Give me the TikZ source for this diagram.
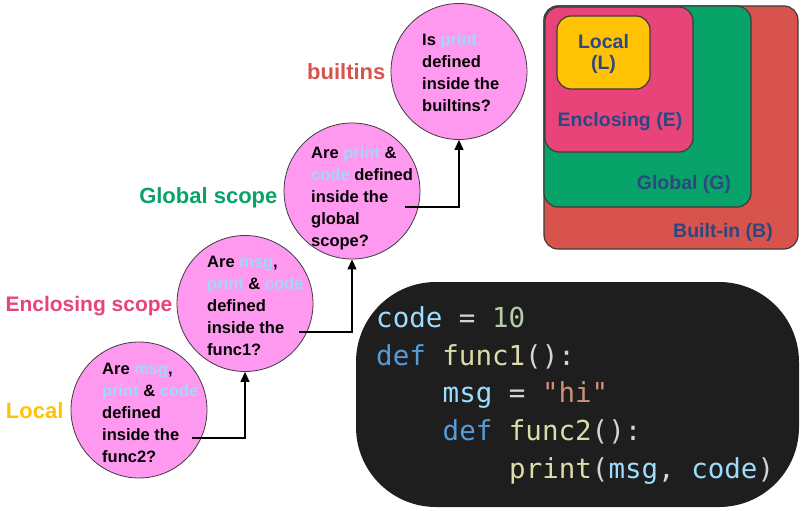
\documentclass[tikz,border=0pt]{standalone}
\usepackage{fontspec}
\setmainfont{Liberation Sans}
\setmonofont{DejaVu Sans Mono}
\usetikzlibrary{arrows.meta,positioning,calc}

\definecolor{bubble}{RGB}{255,153,240}
\definecolor{ident}{RGB}{160,216,250}
\definecolor{localc}{RGB}{255,194,4}
\definecolor{enclc}{RGB}{232,68,122}
\definecolor{globc}{RGB}{8,163,104}
\definecolor{builtc}{RGB}{215,83,76}
\definecolor{boxtext}{RGB}{44,72,130}
\definecolor{edge}{RGB}{60,60,60}
\definecolor{codebg}{RGB}{30,30,30}
\definecolor{cvar}{RGB}{156,220,254}
\definecolor{ckey}{RGB}{86,156,214}
\definecolor{cfun}{RGB}{220,220,170}
\definecolor{cnum}{RGB}{181,206,168}
\definecolor{cstr}{RGB}{206,145,120}
\definecolor{cpun}{RGB}{212,212,212}

\newcommand{\pyname}[1]{\textcolor{ident}{#1}}

\begin{document}
\begin{tikzpicture}[x=1pt, y=-1pt, >={Triangle[length=10pt,width=9pt]},
  question/.style={circle, draw=edge, line width=0.8pt, fill=bubble, minimum size=136pt, inner sep=0pt},
  qtext/.style={align=left, inner sep=0pt, font=\bfseries\fontsize{16.5}{22}\selectfont},
  scopelabel/.style={inner sep=0pt, text height=16pt, text depth=0pt, font=\bfseries\fontsize{22}{26}\selectfont},
  scopebox/.style={draw=edge, line width=1.2pt, rounded corners=14pt},
  boxlabel/.style={inner sep=0pt, text=boxtext, align=center, font=\bfseries\fontsize{19.5}{21}\selectfont},
  codeline/.style={anchor=base west, inner sep=0pt, font=\ttfamily\fontsize{27.5}{30}\selectfont},
  flow/.style={->, line width=1.2pt}]
  \useasboundingbox (0,0) rectangle (804,511);

  \node[question] (q1) at (139,410) {};
  \node[question] (q2) at (245,303.5) {};
  \node[question] (q3) at (352,191) {};
  \node[question] (q4) at (459,71.5) {};

  \node[qtext, anchor=west] (t1) at ($(q1.center)+(-37,3)$)
    {Are \pyname{msg},\\ \pyname{print} \& \pyname{code}\\ defined\\ inside the\\ func2?};
  \node[qtext, anchor=west] (t2) at ($(q2.center)+(-38,2)$)
    {Are \pyname{msg},\\ \pyname{print} \& \pyname{code}\\ defined\\ inside the\\ func1?};
  \node[qtext, anchor=west] (t3) at ($(q3.center)+(-41,7)$)
    {Are \pyname{print} \&\\ \pyname{code} defined\\ inside the\\ global\\ scope?};
  \node[qtext, anchor=west] (t4) at ($(q4.center)+(-37,1)$)
    {Is \pyname{print}\\ defined\\ inside the\\ builtins?};

  \node[scopelabel, text=localc, left=7pt of q1] (l1) {Local};
  \node[scopelabel, text=enclc, left=4pt of q2, font=\bfseries\fontsize{21}{26}\selectfont] (l2) {Enclosing scope};
  \node[scopelabel, text=globc, left=6pt of q3, yshift=-4pt] (l3) {Global scope};
  \node[scopelabel, text=builtc, left=5pt of q4] (l4) {builtins};

  \coordinate (s1) at ($(q1.center)+(53,28)$);
  \coordinate (s2) at ($(q2.center)+(54,28.5)$);
  \coordinate (s3) at ($(q3.center)+(53,16)$);
  \draw[flow] (s1) -| (q2.south);
  \draw[flow] (s2) -| (q3.south);
  \draw[flow] (s3) -| (q4.south);

  \draw[scopebox, fill=builtc] (544,6) rectangle (798,249);
  \draw[scopebox, fill=globc] (544,6) rectangle (751,207);
  \draw[scopebox, fill=enclc] (545,7) rectangle (693,152);
  \draw[scopebox, fill=localc] (557,16) rectangle (650,89);
  \node[boxlabel] (b1) at (603.5,54) {Local\\(L)};
  \node[boxlabel] (b2) at (620,122) {Enclosing (E)};
  \node[boxlabel] (b3) at (684,184) {Global (G)};
  \node[boxlabel] (b4) at (723,232) {Built-in (B)};

  \fill[codebg, rounded corners=80pt] (356,282) rectangle (799,507);
  \node[codeline] (c1) at (376,327)
    {\textcolor{cvar}{code} \textcolor{cpun}{=} \textcolor{cnum}{10}};
  \node[codeline] (c2) at (376,365)
    {\textcolor{ckey}{def} \textcolor{cfun}{func1}\textcolor{cpun}{():}};
  \node[codeline] (c3) at (442.5,402.5)
    {\textcolor{cvar}{msg} \textcolor{cpun}{=} \textcolor{cstr}{"hi"}};
  \node[codeline] (c4) at (442.5,440.5)
    {\textcolor{ckey}{def} \textcolor{cfun}{func2}\textcolor{cpun}{():}};
  \node[codeline] (c5) at (509,478)
    {\textcolor{cfun}{print}\textcolor{cpun}{(}\textcolor{cvar}{msg}\textcolor{cpun}{,} \textcolor{cvar}{code}\textcolor{cpun}{)}};
\end{tikzpicture}
\end{document}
◇ ◇ ◇
> **REQUIRED WORK**
Set the lines above down again, word for word, from the first through the one containing "(q4) at (459,71.5)"; pictures excluded.

> **SOLUTION TO THIS PROBLEM**
Give me the TikZ source for this diagram.
\documentclass[tikz,border=0pt]{standalone}
\usepackage{fontspec}
\setmainfont{Liberation Sans}
\setmonofont{DejaVu Sans Mono}
\usetikzlibrary{arrows.meta,positioning,calc}

\definecolor{bubble}{RGB}{255,153,240}
\definecolor{ident}{RGB}{160,216,250}
\definecolor{localc}{RGB}{255,194,4}
\definecolor{enclc}{RGB}{232,68,122}
\definecolor{globc}{RGB}{8,163,104}
\definecolor{builtc}{RGB}{215,83,76}
\definecolor{boxtext}{RGB}{44,72,130}
\definecolor{edge}{RGB}{60,60,60}
\definecolor{codebg}{RGB}{30,30,30}
\definecolor{cvar}{RGB}{156,220,254}
\definecolor{ckey}{RGB}{86,156,214}
\definecolor{cfun}{RGB}{220,220,170}
\definecolor{cnum}{RGB}{181,206,168}
\definecolor{cstr}{RGB}{206,145,120}
\definecolor{cpun}{RGB}{212,212,212}

\newcommand{\pyname}[1]{\textcolor{ident}{#1}}

\begin{document}
\begin{tikzpicture}[x=1pt, y=-1pt, >={Triangle[length=10pt,width=9pt]},
  question/.style={circle, draw=edge, line width=0.8pt, fill=bubble, minimum size=136pt, inner sep=0pt},
  qtext/.style={align=left, inner sep=0pt, font=\bfseries\fontsize{16.5}{22}\selectfont},
  scopelabel/.style={inner sep=0pt, text height=16pt, text depth=0pt, font=\bfseries\fontsize{22}{26}\selectfont},
  scopebox/.style={draw=edge, line width=1.2pt, rounded corners=14pt},
  boxlabel/.style={inner sep=0pt, text=boxtext, align=center, font=\bfseries\fontsize{19.5}{21}\selectfont},
  codeline/.style={anchor=base west, inner sep=0pt, font=\ttfamily\fontsize{27.5}{30}\selectfont},
  flow/.style={->, line width=1.2pt}]
  \useasboundingbox (0,0) rectangle (804,511);

  \node[question] (q1) at (139,410) {};
  \node[question] (q2) at (245,303.5) {};
  \node[question] (q3) at (352,191) {};
  \node[question] (q4) at (459,71.5) {};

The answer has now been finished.